There is not much to do in Tigua. Many deserted the village over the last decades and the ones remaining are living of agriculture. But Tigua, pitoresque village of the Quilotoa Loop, made it to the international scene thanks to its art.
Today the main attraction of the village is its 3 galleries selling traditionnal “Tigua paintings”.
Indigenous artists express on sheep skin canvas traditionnal stories and daily life of the Quilotoa area. Indigenous cultivating the edges of the volcano, llamas pasturing, condor flying over snow-capped summits, they capture in vibrant colors the atmosphere of Andean rural life.
The legend of the condor and the girl
In the Quilotoa area, the legends talks about a lonely condor who fall in love with a girl who gazing her sheeps. Dressed up in a poncho to appear more beautiful, the condor appeared to the girl, you fall in love with him as well. He took her on his back and together they flew over the Andes: Cotopaxi, Quilotoa and the Illinizas. As the girl didn´t return home that night, the village hunted for her up to the condor´s nest and managed to bring her back home. But the girl, now locked down at home, managed to send a message to her lover. He rescued her and took her away in the high Andes. When her family finally find her, they had to accept their love, as the girl had transformed in a beautiful female condor.

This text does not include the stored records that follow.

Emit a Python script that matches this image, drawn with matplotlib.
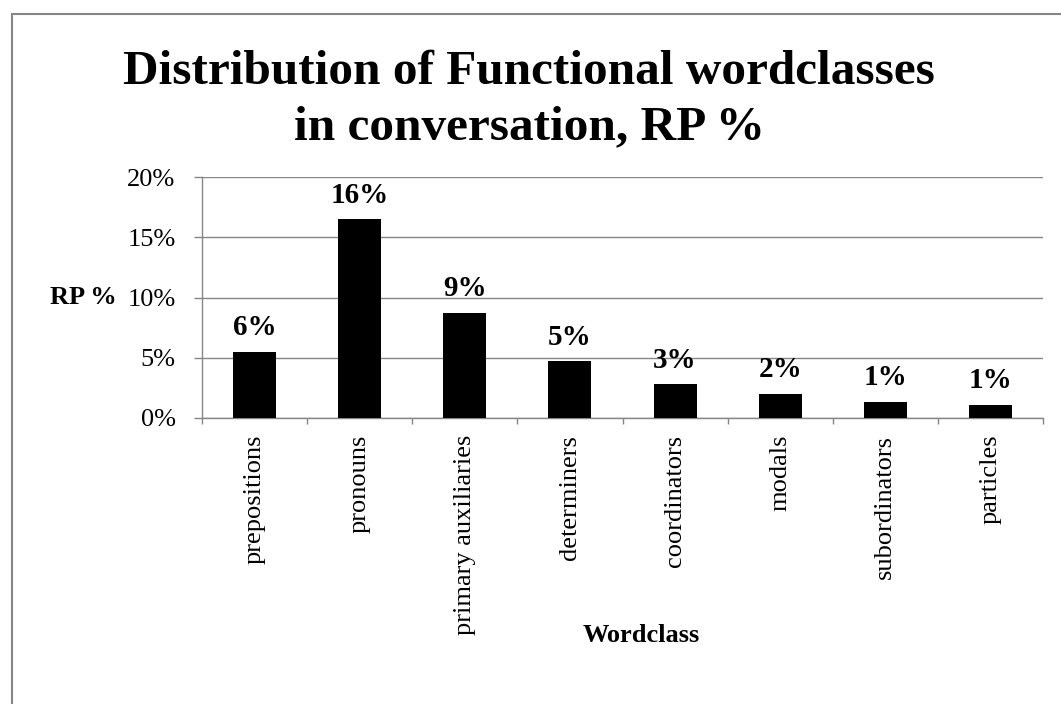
import matplotlib
matplotlib.use("Agg")
import matplotlib.pyplot as plt
from matplotlib.patches import Rectangle
from matplotlib.ticker import FuncFormatter, MultipleLocator

categories = ["prepositions", "pronouns", "primary auxiliaries", "determiners",
              "coordinators", "modals", "subordinators", "particles"]
values = [5.5, 16.5, 8.7, 4.7, 2.8, 2.0, 1.35, 1.1]
labels = ["6%", "16%", "9%", "5%", "3%", "2%", "1%", "1%"]

plt.rcParams['font.family'] = ['Liberation Serif', 'DejaVu Serif']

fig = plt.figure(figsize=(10.61, 7.04), dpi=100)
# outer chart border (only left/top visible)
fig.patches.append(Rectangle((12/1061, -0.05), 1.2, 1 - 14/704 + 0.05,
                             transform=fig.transFigure, fill=False,
                             edgecolor='#868686', linewidth=1.5))

ax = fig.add_axes([202/1061, 1 - 418/704, (1043 - 202)/1061, (418 - 177)/704])
x = list(range(len(categories)))
ax.bar(x, values, width=0.41, color='black', zorder=3)
for xi, v, lab in zip(x, values, labels):
    ax.annotate(lab, (xi, v), xytext=(0, 12), textcoords='offset points',
                ha='center', va='baseline', fontsize=21, fontweight='bold')

ax.set_xlim(-0.5, len(categories) - 0.5)
ax.set_ylim(0, 20)
ax.yaxis.set_major_locator(MultipleLocator(5))
ax.yaxis.set_major_formatter(FuncFormatter(lambda v, p: f"{v:.0f}%"))
ax.grid(axis='y', color='#868686', linewidth=1, zorder=0)
ax.set_axisbelow(True)

ax.set_xticks(x)
ax.set_xticklabels(categories, rotation=90, fontsize=19)
ax.set_xticks([i - 0.5 for i in range(len(categories) + 1)], minor=True)
ax.tick_params(axis='x', which='major', length=0, pad=12)
ax.tick_params(axis='x', which='minor', length=4.5, color='#868686', width=1)
ax.tick_params(axis='y', length=6, color='#868686', width=1, labelsize=19, pad=13)

for s in ['top', 'right']:
    ax.spines[s].set_visible(False)
for s in ['left', 'bottom']:
    ax.spines[s].set_color('#868686')
    ax.spines[s].set_linewidth(1)

fig.text(83/1061, 1 - 298/704, "RP %", ha='center', va='center',
         fontsize=19, fontweight='bold')
fig.text(641/1061, 1 - 635/704, "Wordclass", ha='center', va='center',
         fontsize=19, fontweight='bold')
fig.text(529/1061, 1 - 84/704, "Distribution of Functional wordclasses",
         ha='center', va='baseline', fontsize=35.5, fontweight='bold')
fig.text(529/1061, 1 - 139/704, "in conversation, RP %",
         ha='center', va='baseline', fontsize=35.5, fontweight='bold')

fig.savefig("out.png", dpi=100)
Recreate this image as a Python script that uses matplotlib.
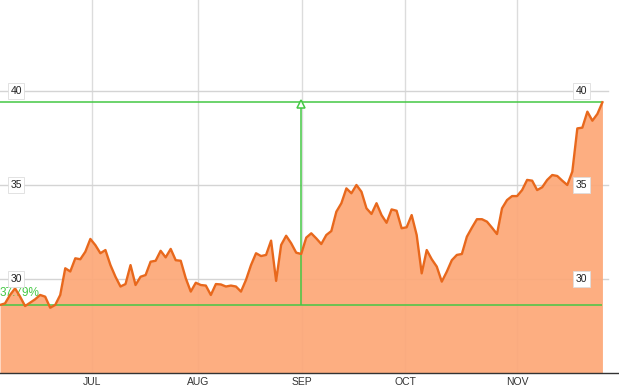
import matplotlib.pyplot as plt

plt.rcParams['font.family'] = ['Liberation Sans', 'DejaVu Sans']

# closing prices, one per trading day (early June .. late November)
prices = [
    28.62, 28.70, 29.15, 29.50, 29.06, 28.56, 28.74, 28.92, 29.15, 29.06,
    28.47, 28.62, 29.15, 30.57, 30.40, 31.10, 31.05, 31.45, 32.13, 31.80,
    31.37, 31.54, 30.74, 30.12, 29.60, 29.73, 30.74, 29.68, 30.12, 30.21,
    30.92, 30.97, 31.50, 31.15, 31.60, 31.00, 30.97, 30.04, 29.33, 29.80,
    29.68, 29.65, 29.15, 29.73, 29.71, 29.60, 29.65, 29.60, 29.33, 29.95,
    30.74, 31.37, 31.22, 31.28, 32.04, 29.90, 31.81, 32.30, 31.90, 31.40,
    31.33, 32.20, 32.43, 32.16, 31.86, 32.34, 32.55, 33.58, 34.03, 34.82,
    34.56, 35.00, 34.64, 33.76, 33.46, 34.03, 33.40, 32.99, 33.70, 33.63,
    32.70, 32.75, 33.40, 32.34, 30.30, 31.54, 31.05, 30.66, 29.86, 30.39,
    31.00, 31.28, 31.33, 32.25, 32.73, 33.18, 33.18, 33.05, 32.73, 32.39,
    33.76, 34.20, 34.41, 34.41, 34.73, 35.27, 35.23, 34.73, 34.88, 35.27,
    35.53, 35.48, 35.23, 35.00, 35.71, 38.01, 38.05, 38.90, 38.42, 38.78,
    39.40,
]
month_labels = ["JUL", "AUG", "SEP", "OCT", "NOV"]
month_pos = [18.3, 39.4, 60.2, 80.7, 103.0]   # trading-day index of month start
y_levels = [30, 35, 40]

low_price = 28.60
high_price = 39.41
low_idx = 60          # day the range marker is drawn
range_label = "37.79%"

days = list(range(len(prices)))
green = "#44c844"

fig = plt.figure(figsize=(6.19, 3.89), dpi=100)
ax = fig.add_axes([0, 16 / 389, 1, 373 / 389])
ax.set_xlim(0, 123.3)
ax.set_ylim(25.0, 44.84)

# grid
for m in month_pos:
    ax.axvline(m, color="#dcdcdc", lw=1, zorder=0)
for lv in y_levels:
    ax.axhline(lv, xmax=0.982, color="#d4d4d4", lw=1, zorder=0)

ax.fill_between(days, prices, 25.0, color="#fda878", alpha=0.93, lw=0, zorder=1)

# range lines
last = days[-1]
ax.hlines([low_price, high_price], 0, last, color=green, lw=1.1, zorder=3)
ax.vlines(low_idx, low_price, high_price, color=green, lw=1.1, zorder=3)
ax.plot([low_idx], [high_price - 0.12], marker="^", ms=6, mfc="white",
        mec=green, mew=1.1, zorder=4)
ax.text(0, 29.27, range_label, color=green, fontsize=8.5, ha="left",
        va="center", zorder=2)

ax.plot(days, prices, color="#e8681c", lw=1.7, zorder=5)

# price labels on both sides
box = dict(boxstyle="square,pad=0.25", fc="white", ec="#dddddd", lw=0.6)
for lv in y_levels:
    for xf in (0.026, 0.939):
        ax.text(xf, lv, str(lv), transform=ax.get_yaxis_transform(),
                fontsize=7.5, ha="center", va="center", color="#222222",
                bbox=box, zorder=6)

ax.set_xticks(month_pos)
ax.set_xticklabels(month_labels)
ax.set_yticks([])
ax.tick_params(axis="x", length=0, pad=3, labelsize=7.5, colors="#333333")
for s in ("top", "left", "right"):
    ax.spines[s].set_visible(False)
ax.spines["bottom"].set_color("#333333")
ax.spines["bottom"].set_linewidth(1)

fig.savefig("out.png", dpi=100)
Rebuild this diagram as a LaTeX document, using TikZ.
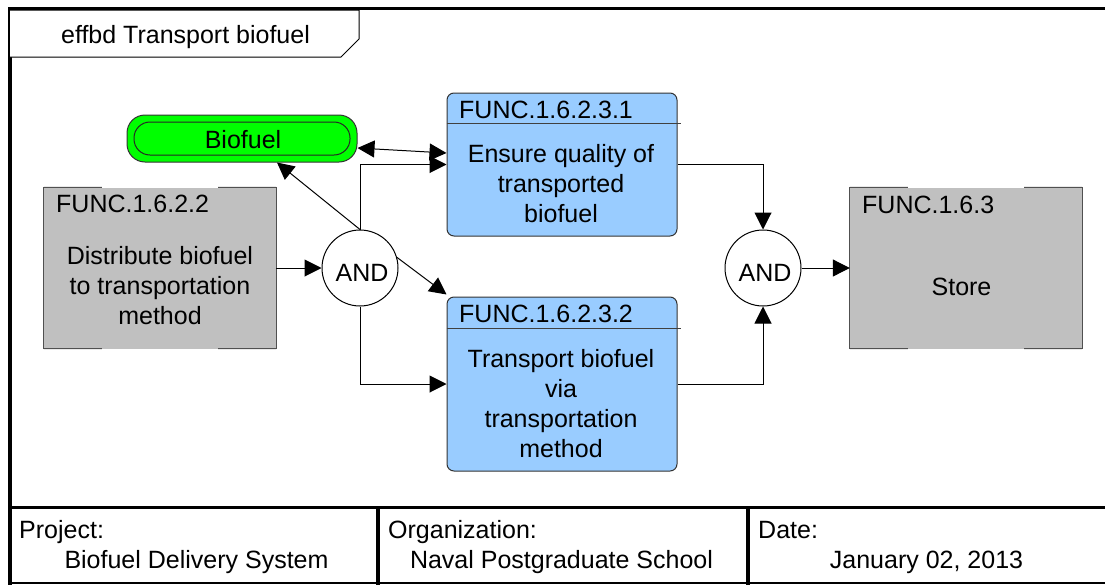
\documentclass[tikz,border=0pt]{standalone}
\usepackage{fontspec}
\setmainfont{Liberation Sans}
\usetikzlibrary{arrows.meta,calc}
\definecolor{fillgray}{HTML}{C0C0C0}
\definecolor{edgegray}{HTML}{505050}
\definecolor{fblue}{HTML}{99CCFF}
\definecolor{fgreen}{HTML}{00FF00}
\begin{document}
\begin{tikzpicture}[x=1pt,y=-1pt,
  font=\fontsize{25}{29.8}\selectfont,
  conn/.style={line width=1pt,-{Triangle[length=17pt,width=17pt]}},
  conntwo/.style={line width=1pt,{Triangle[length=17pt,width=17pt]}-{Triangle[length=17pt,width=17pt]}},
  graybox/.style={rectangle,fill=fillgray,draw=none,minimum width=232pt,minimum height=161pt,inner sep=0pt},
  gedge/.style={draw=edgegray,line width=1pt},
  bluebox/.style={rectangle,rounded corners=7pt,fill=fblue,draw=black!80,line width=1pt,minimum width=230pt,inner sep=0pt},
  andnode/.style={circle,draw=black,line width=1pt,fill=white,minimum size=76pt,inner sep=0pt},
  tl/.style={anchor=base west,inner sep=0pt},
  tc/.style={anchor=base,inner sep=0pt,align=center},
  frame/.style={line width=3.5pt,black},
]
\useasboundingbox (0,0) rectangle (1105,584);
% frame
\draw[frame] (10,586) -- (10,8.5) -- (1107,8.5);
\draw[frame] (10,507.5) -- (1107,507.5);
\draw[frame] (378,507.5) -- (378,586);
\draw[frame] (748,507.5) -- (748,586);
\draw[line width=1.2pt] (10,583) -- (1107,583);
% title tab
\draw[line width=1pt,fill=white] (10,10) -- (359,10) -- (359,39) -- (341,57) -- (10,57);
\node[tc] (title) at (185.5,43) {effbd Transport biofuel};

% biofuel item
\node[rectangle,rounded corners=18pt,fill=fgreen,draw=black!80,line width=1pt,minimum width=230pt,minimum height=47pt,inner sep=0pt] (bio) at (242,138.5) {};
\node[rectangle,rounded corners=16pt,draw=black!85,line width=1pt,minimum width=216pt,minimum height=33pt,inner sep=0pt] (bioin) at (242,138.5) {};
\node[tc] (biot) at (243,148) {Biofuel};

% gray function left
\node[graybox] (g1) at (160,268) {};
\draw[gedge] (g1.north west) -- (g1.south west);
\draw[gedge] (g1.north east) -- (g1.south east);
\draw[gedge] (g1.north west) -- ($(g1.north west)!0.25!(g1.north east)$);
\draw[gedge] (g1.north east) -- ($(g1.north east)!0.25!(g1.north west)$);
\draw[gedge] (g1.south west) -- ($(g1.south west)!0.25!(g1.south east)$);
\draw[gedge] (g1.south east) -- ($(g1.south east)!0.25!(g1.south west)$);
\node[tl] (g1h) at (56,212) {FUNC.1.6.2.2};
\node[tc] (g1t) at (160,324) {Distribute biofuel\\to transportation\\method};

% gray function right
\node[graybox] (g2) at (966,268) {};
\draw[gedge] (g2.north west) -- (g2.south west);
\draw[gedge] (g2.north east) -- (g2.south east);
\draw[gedge] (g2.north west) -- ($(g2.north west)!0.25!(g2.north east)$);
\draw[gedge] (g2.north east) -- ($(g2.north east)!0.25!(g2.north west)$);
\draw[gedge] (g2.south west) -- ($(g2.south west)!0.25!(g2.south east)$);
\draw[gedge] (g2.south east) -- ($(g2.south east)!0.25!(g2.south west)$);
\node[tl] (g2h) at (862,213) {FUNC.1.6.3};
\node[tc] (g2t) at (961.5,295) {Store};

% blue functions
\node[bluebox,minimum height=143pt] (b1) at (562,164.5) {};
\draw[line width=1pt,black!75] ($(b1.north west)+(0,31)$) -- ($(b1.north east)+(3,31)$);
\node[tl] (b1h) at (459,118) {FUNC.1.6.2.3.1};
\node[tc] (b1t) at (561,222) {Ensure quality of\\transported\\biofuel};

\node[bluebox,minimum height=174pt] (b2) at (562,384) {};
\draw[line width=1pt,black!75] ($(b2.north west)+(0,32)$) -- ($(b2.north east)+(3,32)$);
\node[tl] (b2h) at (459,322) {FUNC.1.6.2.3.2};
\node[tc] (b2t) at (561,457) {Transport biofuel\\via\\transportation\\method};

% AND nodes
\node[andnode] (and1) at (360,268) {};
\node[tc] (and1t) at (362,281) {AND};
\node[andnode] (and2) at (763,268) {};
\node[tc] (and2t) at (765,281) {AND};

% connectors
\draw[conn] (g1.east) -- (and1.west);
\draw[conn] (and1.north) |- (b1.west);
\draw[conn] (and1.south) |- (b2.west);
\draw[conn] (and1.north) -- ([xshift=35pt]bio.south);
\draw[conn] (and1.16) -- ([yshift=2pt]b2.north west);
\draw[conntwo] ([yshift=-9.5pt]bio.east) -- ([yshift=11.5pt]b1.west);
\draw[conn] (b1.east) -| (and2.north);
\draw[conn] (b2.east) -| (and2.south);
\draw[conn] (and2.east) -- (g2.west);

% title block
\node[tl] (projl) at (19,538) {Project:};
\node[tc] (projv) at (196.5,568) {Biofuel Delivery System};
\node[tl] (orgl) at (388,538) {Organization:};
\node[tc] (orgv) at (561.5,568) {Naval Postgraduate School};
\node[tl] (datel) at (758,538) {Date:};
\node[tc] (datev) at (926.5,568) {January 02, 2013};
\end{tikzpicture}
\end{document}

This legend is an important myth of the quechua culture, and along with scenes of the indigenous daily life, is among the most painted themes for Tigua artists.
80km and 5 days of hike to buy art
Tigua paintings have a unique design and have been recognized by art connaisseurs. But we mainly choose to buy one because they are full of live and would be a great memory of our Ecuadorian adventure. After 5 days of hike around the stunning Quilotoa crater, this was our last stop before heading back to civilization. After visiting the different galleries, we decided ourselves on one of Julio´s paintings, a beautiful sunset scene of Quilotoa. In true backpackers, we tried to negotiate the price. It was not easy.
“That´s ok, because I don´t want you to leave without art” he finally answered, concluding the sale. The artist is selling himself his paintings, along with the ones of his son and daughter and because of his simplicity, you may not realize you are meeting a legend. Julio Iquioza was actually the initiator of the tigua movement, and taught his neighbors and family how to paint. Thanks to him, the Tigua style has been spreading but to our eyes, the master´s paintings seems to have kept a special soul. And who knows… maybe we just made our first steps in the art market.
Make it happen – A day in Tigua
How to get there: Buses to Tigua run from Latacunga (1h) and Quilotoa. Otherwise, you can always hitchhike local pick-ups 😉
Where to stay: In Tigua, make sure you book your stay at La Posada. The hacienda has existed for more than 130 years and is run today by the 5th generation. Cows, horses, lamas, you will recognize it from far. The place remained rustic: no TV, no internet and a really old juke box playing classic spanish ballads. But, hot water for your shower and fantastic service! What also makes La Posada so special is that everything that you will eat there is made here (milk, yogurt, dulce de leche..), and you can fill-in your bottle with the fresh water of the mountain. A bed in the small dorm will cost you $25, breakfast and dinner included.